---- Supplied data

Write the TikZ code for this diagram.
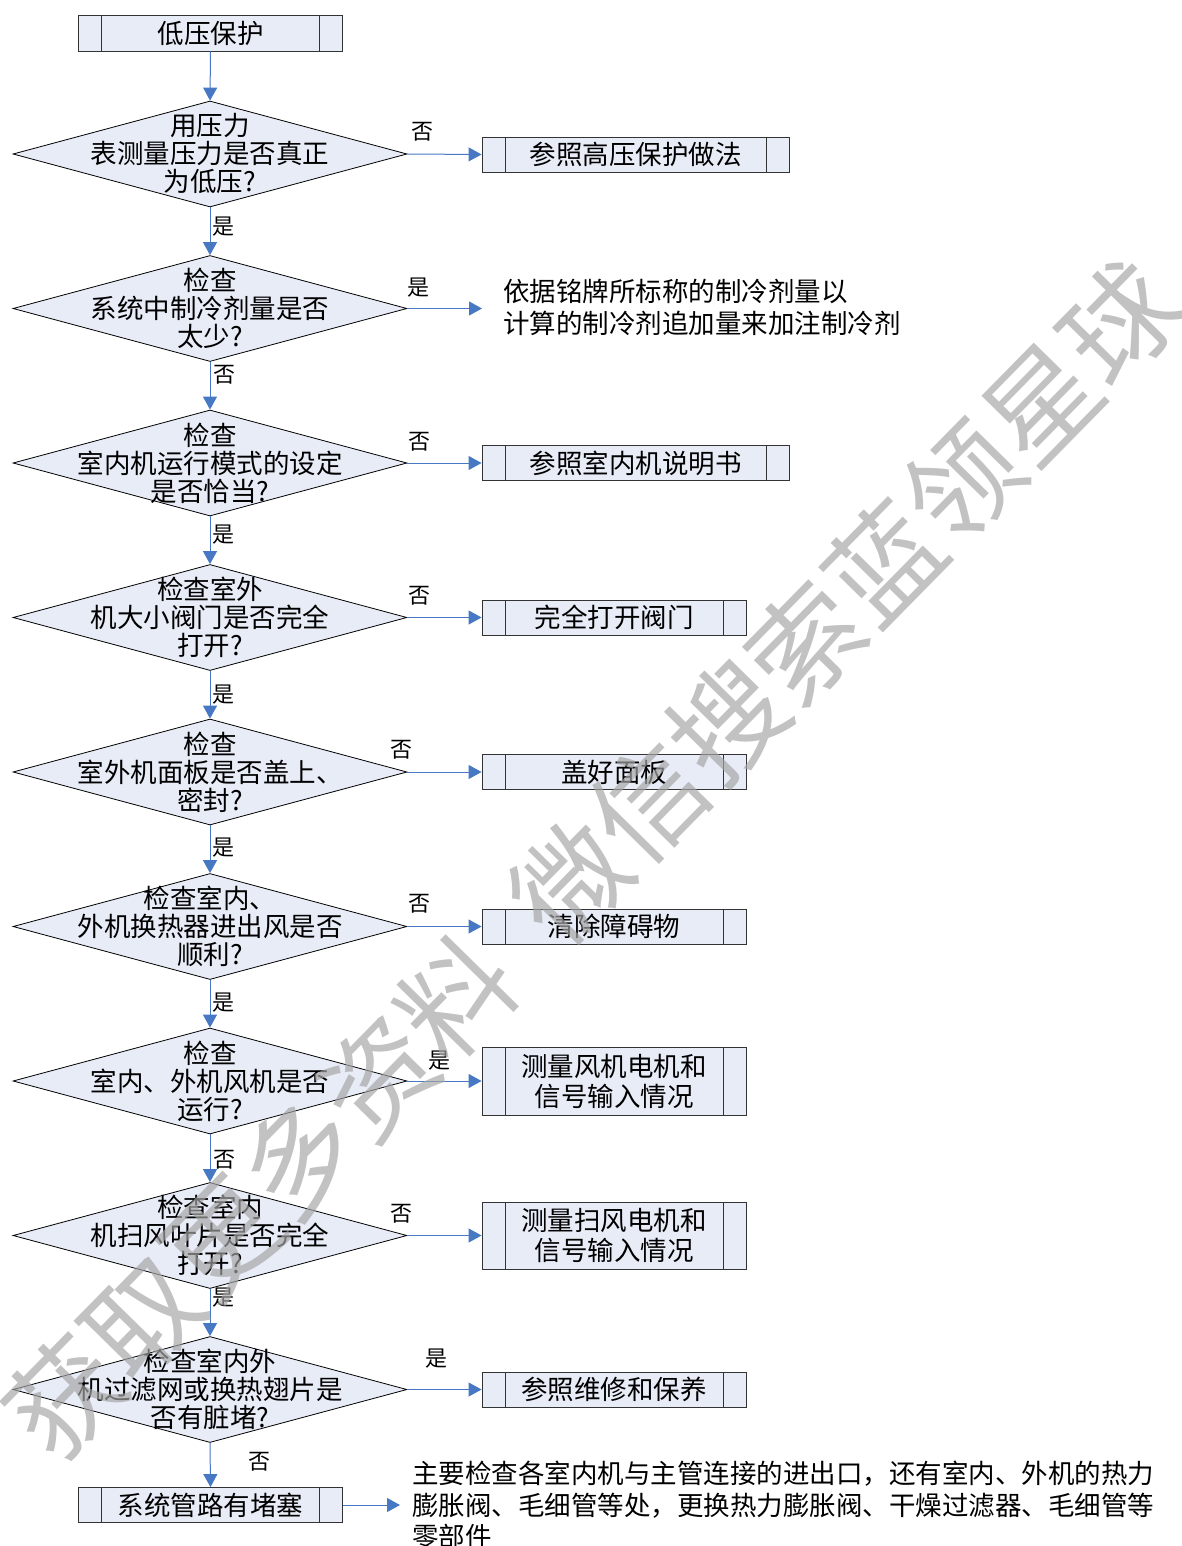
\documentclass[tikz,border=0pt]{standalone}
\usepackage{fontspec}
\setmainfont{Noto Sans CJK SC}
\usetikzlibrary{shapes.geometric,arrows.meta}
\definecolor{boxfill}{RGB}{232,236,247}
\definecolor{linkblue}{RGB}{70,120,195}
\definecolor{wmgray}{RGB}{165,165,165}
\begin{document}
\begin{tikzpicture}[x=1pt,y=-1pt,
  proc/.style={draw=black!80, fill=boxfill, line width=0.9pt, inner sep=0pt,
    font=\fontsize{26.5}{30}\selectfont, align=center,
    path picture={\draw[line width=0.9pt, black!80]
      ([xshift=23pt]path picture bounding box.north west) -- ([xshift=23pt]path picture bounding box.south west)
      ([xshift=-23pt]path picture bounding box.north east) -- ([xshift=-23pt]path picture bounding box.south east);}},
  dec/.style={diamond, draw=black, fill=boxfill, line width=0.8pt, inner sep=0pt,
    minimum width=394pt, minimum height=106pt},
  dtext/.style={font=\fontsize{26.5}{28}\selectfont, align=center, inner sep=0pt},
  note/.style={font=\fontsize{26.5}{31.5}\selectfont, align=left, inner sep=0pt, anchor=west},
  arr/.style={draw=linkblue, line width=1pt, -{Triangle[length=13pt,width=14pt]}},
  lbl/.style={font=\fontsize{22}{22}\selectfont, inner sep=0pt},
  wmark/.style={font=\fontsize{112}{112}\selectfont, text=wmgray, opacity=0.68, inner sep=0pt}
]
\useasboundingbox (0,0) rectangle (1181,1546);

% main column
\node[proc, minimum width=264pt, minimum height=36pt] (s0) at (210.5,33) {低压保护};

\node[dec] (d1) at (210,154) {};
\node[dtext] (d1t) at (d1) {用压力\\表测量压力是否真正\\为低压?};
\node[proc, minimum width=307pt, minimum height=35pt] (r1) at (635.5,154.5) {参照高压保护做法};

\node[dec] (d2) at (210,308.5) {};
\node[dtext] (d2t) at (d2) {检查\\系统中制冷剂量是否\\太少?};
\coordinate (c2) at (482,308.5);
\node[note] (t2) at (503,307.5) {依据铭牌所标称的制冷剂量以\\计算的制冷剂追加量来加注制冷剂};

\node[dec] (d3) at (210,463) {};
\node[dtext] (d3t) at (d3) {检查\\室内机运行模式的设定\\是否恰当?};
\node[proc, minimum width=307pt, minimum height=35pt] (r3) at (635.5,463) {参照室内机说明书};

\node[dec] (d4) at (210,617.5) {};
\node[dtext] (d4t) at (d4) {检查室外\\机大小阀门是否完全\\打开?};
\node[proc, minimum width=264pt, minimum height=35pt] (r4) at (614,617.5) {完全打开阀门};

\node[dec] (d5) at (210,772) {};
\node[dtext] (d5t) at (d5) {检查\\室外机面板是否盖上、\\密封?};
\node[proc, minimum width=264pt, minimum height=35pt] (r5) at (614,772) {盖好面板};

\node[dec] (d6) at (210,926.5) {};
\node[dtext] (d6t) at (d6) {检查室内、\\外机换热器进出风是否\\顺利?};
\node[proc, minimum width=264pt, minimum height=35pt] (r6) at (614,926.5) {清除障碍物};

\node[dec] (d7) at (210,1081) {};
\node[dtext] (d7t) at (d7) {检查\\室内、外机风机是否\\运行?};
\node[proc, minimum width=264pt, minimum height=68pt] (r7) at (614,1081) {测量风机电机和\\信号输入情况};

\node[dec] (d8) at (210,1235.5) {};
\node[dtext] (d8t) at (d8) {检查室内\\机扫风叶片是否完全\\打开?};
\node[proc, minimum width=264pt, minimum height=67pt] (r8) at (614,1235.5) {测量扫风电机和\\信号输入情况};

\node[dec] (d9) at (210,1389.5) {};
\node[dtext] (d9t) at (d9) {检查室内外\\机过滤网或换热翅片是\\否有脏堵?};
\node[proc, minimum width=264pt, minimum height=35pt] (r9) at (614,1389.5) {参照维修和保养};

\node[proc, minimum width=264pt, minimum height=35pt] (e0) at (210.5,1505) {系统管路有堵塞};
\coordinate (c0) at (400,1505);
\node[note] (bt) at (412,1505) {主要检查各室内机与主管连接的进出口，还有室内、外机的热力\\膨胀阀、毛细管等处，更换热力膨胀阀、干燥过滤器、毛细管等\\零部件};

% vertical connectors
\draw[arr] (s0.south) -- (d1.north);
\draw[arr] (d1.south) -- node[lbl, pos=0.4, xshift=13pt] {是} (d2.north);
\draw[arr] (d2.south) -- node[lbl, pos=0.27, xshift=14pt] {否} (d3.north);
\draw[arr] (d3.south) -- node[lbl, pos=0.38, xshift=13pt] {是} (d4.north);
\draw[arr] (d4.south) -- node[lbl, pos=0.5, xshift=13pt] {是} (d5.north);
\draw[arr] (d5.south) -- node[lbl, pos=0.47, xshift=13pt] {是} (d6.north);
\draw[arr] (d6.south) -- node[lbl, pos=0.48, xshift=13pt] {是} (d7.north);
\draw[arr] (d7.south) -- node[lbl, pos=0.53, xshift=14pt] {否} (d8.north);
\draw[arr] (d8.south) -- node[lbl, pos=0.19, xshift=13pt] {是} (d9.north);
\draw[arr] (d9.south) -- node[lbl, pos=0.42, xshift=49pt] {否} (e0.north);

% horizontal connectors
\draw[arr] (d1.east) -- node[lbl, pos=0.2, yshift=22pt] {否} (r1.west);
\draw[arr] (d2.east) -- node[lbl, pos=0.15, yshift=21pt] {是} (c2);
\draw[arr] (d3.east) -- node[lbl, pos=0.16, yshift=21pt] {否} (r3.west);
\draw[arr] (d4.east) -- node[lbl, pos=0.16, yshift=22pt] {否} (r4.west);
\draw[arr] (d5.east) -- node[lbl, pos=-0.08, yshift=22pt] {否} (r5.west);
\draw[arr] (d6.east) -- node[lbl, pos=0.16, yshift=23pt] {否} (r6.west);
\draw[arr] (d7.east) -- node[lbl, pos=0.43, yshift=20pt] {是} (r7.west);
\draw[arr] (d8.east) -- node[lbl, pos=-0.08, yshift=22pt] {否} (r8.west);
\draw[arr] (d9.east) -- node[lbl, pos=0.39, yshift=31pt] {是} (r9.west);
\draw[arr] (e0.east) -- (c0);

% watermark
\node[wmark, rotate=45.5] (wm) at (592,860) {获取更多资料\hspace{0.45em}微信搜索蓝领星球};
\end{tikzpicture}
\end{document}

--------

**Set problem:**
The data above needs to be retyped exactly, with the images left out.

**Answer for this exercise:**
Write the TikZ code for this diagram.
\documentclass[tikz,border=0pt]{standalone}
\usepackage{fontspec}
\setmainfont{Noto Sans CJK SC}
\usetikzlibrary{shapes.geometric,arrows.meta}
\definecolor{boxfill}{RGB}{232,236,247}
\definecolor{linkblue}{RGB}{70,120,195}
\definecolor{wmgray}{RGB}{165,165,165}
\begin{document}
\begin{tikzpicture}[x=1pt,y=-1pt,
  proc/.style={draw=black!80, fill=boxfill, line width=0.9pt, inner sep=0pt,
    font=\fontsize{26.5}{30}\selectfont, align=center,
    path picture={\draw[line width=0.9pt, black!80]
      ([xshift=23pt]path picture bounding box.north west) -- ([xshift=23pt]path picture bounding box.south west)
      ([xshift=-23pt]path picture bounding box.north east) -- ([xshift=-23pt]path picture bounding box.south east);}},
  dec/.style={diamond, draw=black, fill=boxfill, line width=0.8pt, inner sep=0pt,
    minimum width=394pt, minimum height=106pt},
  dtext/.style={font=\fontsize{26.5}{28}\selectfont, align=center, inner sep=0pt},
  note/.style={font=\fontsize{26.5}{31.5}\selectfont, align=left, inner sep=0pt, anchor=west},
  arr/.style={draw=linkblue, line width=1pt, -{Triangle[length=13pt,width=14pt]}},
  lbl/.style={font=\fontsize{22}{22}\selectfont, inner sep=0pt},
  wmark/.style={font=\fontsize{112}{112}\selectfont, text=wmgray, opacity=0.68, inner sep=0pt}
]
\useasboundingbox (0,0) rectangle (1181,1546);

% main column
\node[proc, minimum width=264pt, minimum height=36pt] (s0) at (210.5,33) {低压保护};

\node[dec] (d1) at (210,154) {};
\node[dtext] (d1t) at (d1) {用压力\\表测量压力是否真正\\为低压?};
\node[proc, minimum width=307pt, minimum height=35pt] (r1) at (635.5,154.5) {参照高压保护做法};

\node[dec] (d2) at (210,308.5) {};
\node[dtext] (d2t) at (d2) {检查\\系统中制冷剂量是否\\太少?};
\coordinate (c2) at (482,308.5);
\node[note] (t2) at (503,307.5) {依据铭牌所标称的制冷剂量以\\计算的制冷剂追加量来加注制冷剂};

\node[dec] (d3) at (210,463) {};
\node[dtext] (d3t) at (d3) {检查\\室内机运行模式的设定\\是否恰当?};
\node[proc, minimum width=307pt, minimum height=35pt] (r3) at (635.5,463) {参照室内机说明书};

\node[dec] (d4) at (210,617.5) {};
\node[dtext] (d4t) at (d4) {检查室外\\机大小阀门是否完全\\打开?};
\node[proc, minimum width=264pt, minimum height=35pt] (r4) at (614,617.5) {完全打开阀门};

\node[dec] (d5) at (210,772) {};
\node[dtext] (d5t) at (d5) {检查\\室外机面板是否盖上、\\密封?};
\node[proc, minimum width=264pt, minimum height=35pt] (r5) at (614,772) {盖好面板};

\node[dec] (d6) at (210,926.5) {};
\node[dtext] (d6t) at (d6) {检查室内、\\外机换热器进出风是否\\顺利?};
\node[proc, minimum width=264pt, minimum height=35pt] (r6) at (614,926.5) {清除障碍物};

\node[dec] (d7) at (210,1081) {};
\node[dtext] (d7t) at (d7) {检查\\室内、外机风机是否\\运行?};
\node[proc, minimum width=264pt, minimum height=68pt] (r7) at (614,1081) {测量风机电机和\\信号输入情况};

\node[dec] (d8) at (210,1235.5) {};
\node[dtext] (d8t) at (d8) {检查室内\\机扫风叶片是否完全\\打开?};
\node[proc, minimum width=264pt, minimum height=67pt] (r8) at (614,1235.5) {测量扫风电机和\\信号输入情况};

\node[dec] (d9) at (210,1389.5) {};
\node[dtext] (d9t) at (d9) {检查室内外\\机过滤网或换热翅片是\\否有脏堵?};
\node[proc, minimum width=264pt, minimum height=35pt] (r9) at (614,1389.5) {参照维修和保养};

\node[proc, minimum width=264pt, minimum height=35pt] (e0) at (210.5,1505) {系统管路有堵塞};
\coordinate (c0) at (400,1505);
\node[note] (bt) at (412,1505) {主要检查各室内机与主管连接的进出口，还有室内、外机的热力\\膨胀阀、毛细管等处，更换热力膨胀阀、干燥过滤器、毛细管等\\零部件};

% vertical connectors
\draw[arr] (s0.south) -- (d1.north);
\draw[arr] (d1.south) -- node[lbl, pos=0.4, xshift=13pt] {是} (d2.north);
\draw[arr] (d2.south) -- node[lbl, pos=0.27, xshift=14pt] {否} (d3.north);
\draw[arr] (d3.south) -- node[lbl, pos=0.38, xshift=13pt] {是} (d4.north);
\draw[arr] (d4.south) -- node[lbl, pos=0.5, xshift=13pt] {是} (d5.north);
\draw[arr] (d5.south) -- node[lbl, pos=0.47, xshift=13pt] {是} (d6.north);
\draw[arr] (d6.south) -- node[lbl, pos=0.48, xshift=13pt] {是} (d7.north);
\draw[arr] (d7.south) -- node[lbl, pos=0.53, xshift=14pt] {否} (d8.north);
\draw[arr] (d8.south) -- node[lbl, pos=0.19, xshift=13pt] {是} (d9.north);
\draw[arr] (d9.south) -- node[lbl, pos=0.42, xshift=49pt] {否} (e0.north);

% horizontal connectors
\draw[arr] (d1.east) -- node[lbl, pos=0.2, yshift=22pt] {否} (r1.west);
\draw[arr] (d2.east) -- node[lbl, pos=0.15, yshift=21pt] {是} (c2);
\draw[arr] (d3.east) -- node[lbl, pos=0.16, yshift=21pt] {否} (r3.west);
\draw[arr] (d4.east) -- node[lbl, pos=0.16, yshift=22pt] {否} (r4.west);
\draw[arr] (d5.east) -- node[lbl, pos=-0.08, yshift=22pt] {否} (r5.west);
\draw[arr] (d6.east) -- node[lbl, pos=0.16, yshift=23pt] {否} (r6.west);
\draw[arr] (d7.east) -- node[lbl, pos=0.43, yshift=20pt] {是} (r7.west);
\draw[arr] (d8.east) -- node[lbl, pos=-0.08, yshift=22pt] {否} (r8.west);
\draw[arr] (d9.east) -- node[lbl, pos=0.39, yshift=31pt] {是} (r9.west);
\draw[arr] (e0.east) -- (c0);

% watermark
\node[wmark, rotate=45.5] (wm) at (592,860) {获取更多资料\hspace{0.45em}微信搜索蓝领星球};
\end{tikzpicture}
\end{document}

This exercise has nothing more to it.